# Data extract start

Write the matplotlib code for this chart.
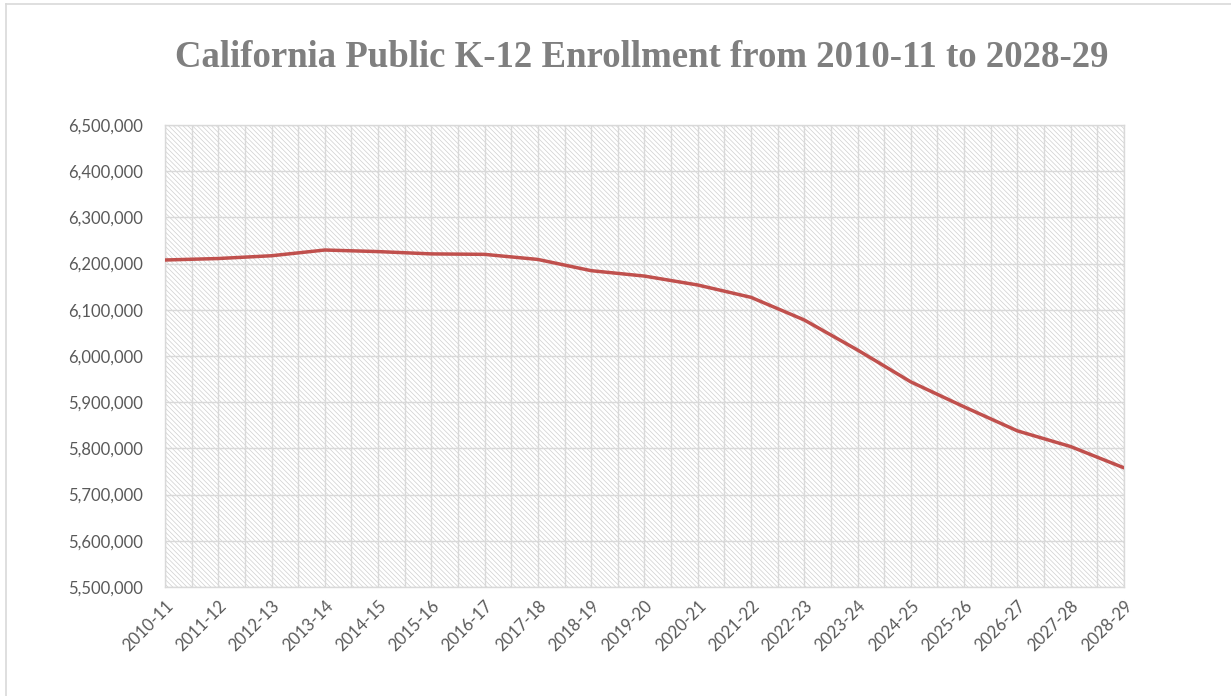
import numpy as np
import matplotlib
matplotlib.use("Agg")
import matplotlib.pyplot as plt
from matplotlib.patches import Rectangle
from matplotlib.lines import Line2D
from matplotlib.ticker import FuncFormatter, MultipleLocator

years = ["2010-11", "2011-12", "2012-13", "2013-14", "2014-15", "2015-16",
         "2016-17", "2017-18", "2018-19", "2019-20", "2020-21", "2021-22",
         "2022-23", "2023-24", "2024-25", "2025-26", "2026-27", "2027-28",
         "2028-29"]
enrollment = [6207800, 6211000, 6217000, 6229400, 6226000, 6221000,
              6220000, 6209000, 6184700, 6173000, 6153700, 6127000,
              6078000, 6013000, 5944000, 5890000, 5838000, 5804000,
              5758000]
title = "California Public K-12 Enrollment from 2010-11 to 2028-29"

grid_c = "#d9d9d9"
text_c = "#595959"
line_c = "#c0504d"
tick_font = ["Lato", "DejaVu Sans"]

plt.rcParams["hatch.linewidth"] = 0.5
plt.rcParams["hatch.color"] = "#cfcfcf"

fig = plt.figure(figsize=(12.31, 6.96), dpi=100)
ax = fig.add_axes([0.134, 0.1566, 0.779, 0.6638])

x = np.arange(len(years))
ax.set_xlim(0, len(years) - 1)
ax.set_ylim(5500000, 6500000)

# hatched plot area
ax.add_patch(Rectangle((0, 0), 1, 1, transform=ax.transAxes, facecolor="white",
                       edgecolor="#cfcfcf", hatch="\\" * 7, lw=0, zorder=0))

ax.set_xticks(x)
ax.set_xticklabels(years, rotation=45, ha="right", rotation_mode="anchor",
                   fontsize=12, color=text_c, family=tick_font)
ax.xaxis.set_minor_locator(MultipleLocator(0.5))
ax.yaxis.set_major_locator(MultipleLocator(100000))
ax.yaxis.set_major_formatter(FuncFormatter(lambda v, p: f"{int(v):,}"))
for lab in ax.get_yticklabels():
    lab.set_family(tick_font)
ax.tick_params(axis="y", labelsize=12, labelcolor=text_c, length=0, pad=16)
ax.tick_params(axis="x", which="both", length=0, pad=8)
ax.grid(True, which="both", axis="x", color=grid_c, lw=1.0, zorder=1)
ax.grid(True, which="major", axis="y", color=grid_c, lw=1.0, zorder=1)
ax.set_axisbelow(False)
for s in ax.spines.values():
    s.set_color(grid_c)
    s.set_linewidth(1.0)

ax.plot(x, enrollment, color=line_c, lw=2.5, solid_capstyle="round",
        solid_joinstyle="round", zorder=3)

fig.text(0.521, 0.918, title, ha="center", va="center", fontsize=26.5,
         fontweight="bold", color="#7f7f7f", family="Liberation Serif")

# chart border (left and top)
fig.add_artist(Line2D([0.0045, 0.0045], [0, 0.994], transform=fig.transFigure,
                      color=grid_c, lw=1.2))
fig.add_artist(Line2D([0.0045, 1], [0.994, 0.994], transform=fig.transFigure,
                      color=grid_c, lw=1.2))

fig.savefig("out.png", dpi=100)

# Data extract end

▶ _Written task_
Reproduce the data above in full, exactly as it is, with the pictures left out.

▶ _Full solution_
Write the matplotlib code for this chart.
import numpy as np
import matplotlib
matplotlib.use("Agg")
import matplotlib.pyplot as plt
from matplotlib.patches import Rectangle
from matplotlib.lines import Line2D
from matplotlib.ticker import FuncFormatter, MultipleLocator

years = ["2010-11", "2011-12", "2012-13", "2013-14", "2014-15", "2015-16",
         "2016-17", "2017-18", "2018-19", "2019-20", "2020-21", "2021-22",
         "2022-23", "2023-24", "2024-25", "2025-26", "2026-27", "2027-28",
         "2028-29"]
enrollment = [6207800, 6211000, 6217000, 6229400, 6226000, 6221000,
              6220000, 6209000, 6184700, 6173000, 6153700, 6127000,
              6078000, 6013000, 5944000, 5890000, 5838000, 5804000,
              5758000]
title = "California Public K-12 Enrollment from 2010-11 to 2028-29"

grid_c = "#d9d9d9"
text_c = "#595959"
line_c = "#c0504d"
tick_font = ["Lato", "DejaVu Sans"]

plt.rcParams["hatch.linewidth"] = 0.5
plt.rcParams["hatch.color"] = "#cfcfcf"

fig = plt.figure(figsize=(12.31, 6.96), dpi=100)
ax = fig.add_axes([0.134, 0.1566, 0.779, 0.6638])

x = np.arange(len(years))
ax.set_xlim(0, len(years) - 1)
ax.set_ylim(5500000, 6500000)

# hatched plot area
ax.add_patch(Rectangle((0, 0), 1, 1, transform=ax.transAxes, facecolor="white",
                       edgecolor="#cfcfcf", hatch="\\" * 7, lw=0, zorder=0))

ax.set_xticks(x)
ax.set_xticklabels(years, rotation=45, ha="right", rotation_mode="anchor",
                   fontsize=12, color=text_c, family=tick_font)
ax.xaxis.set_minor_locator(MultipleLocator(0.5))
ax.yaxis.set_major_locator(MultipleLocator(100000))
ax.yaxis.set_major_formatter(FuncFormatter(lambda v, p: f"{int(v):,}"))
for lab in ax.get_yticklabels():
    lab.set_family(tick_font)
ax.tick_params(axis="y", labelsize=12, labelcolor=text_c, length=0, pad=16)
ax.tick_params(axis="x", which="both", length=0, pad=8)
ax.grid(True, which="both", axis="x", color=grid_c, lw=1.0, zorder=1)
ax.grid(True, which="major", axis="y", color=grid_c, lw=1.0, zorder=1)
ax.set_axisbelow(False)
for s in ax.spines.values():
    s.set_color(grid_c)
    s.set_linewidth(1.0)

ax.plot(x, enrollment, color=line_c, lw=2.5, solid_capstyle="round",
        solid_joinstyle="round", zorder=3)

fig.text(0.521, 0.918, title, ha="center", va="center", fontsize=26.5,
         fontweight="bold", color="#7f7f7f", family="Liberation Serif")

# chart border (left and top)
fig.add_artist(Line2D([0.0045, 0.0045], [0, 0.994], transform=fig.transFigure,
                      color=grid_c, lw=1.2))
fig.add_artist(Line2D([0.0045, 1], [0.994, 0.994], transform=fig.transFigure,
                      color=grid_c, lw=1.2))

fig.savefig("out.png", dpi=100)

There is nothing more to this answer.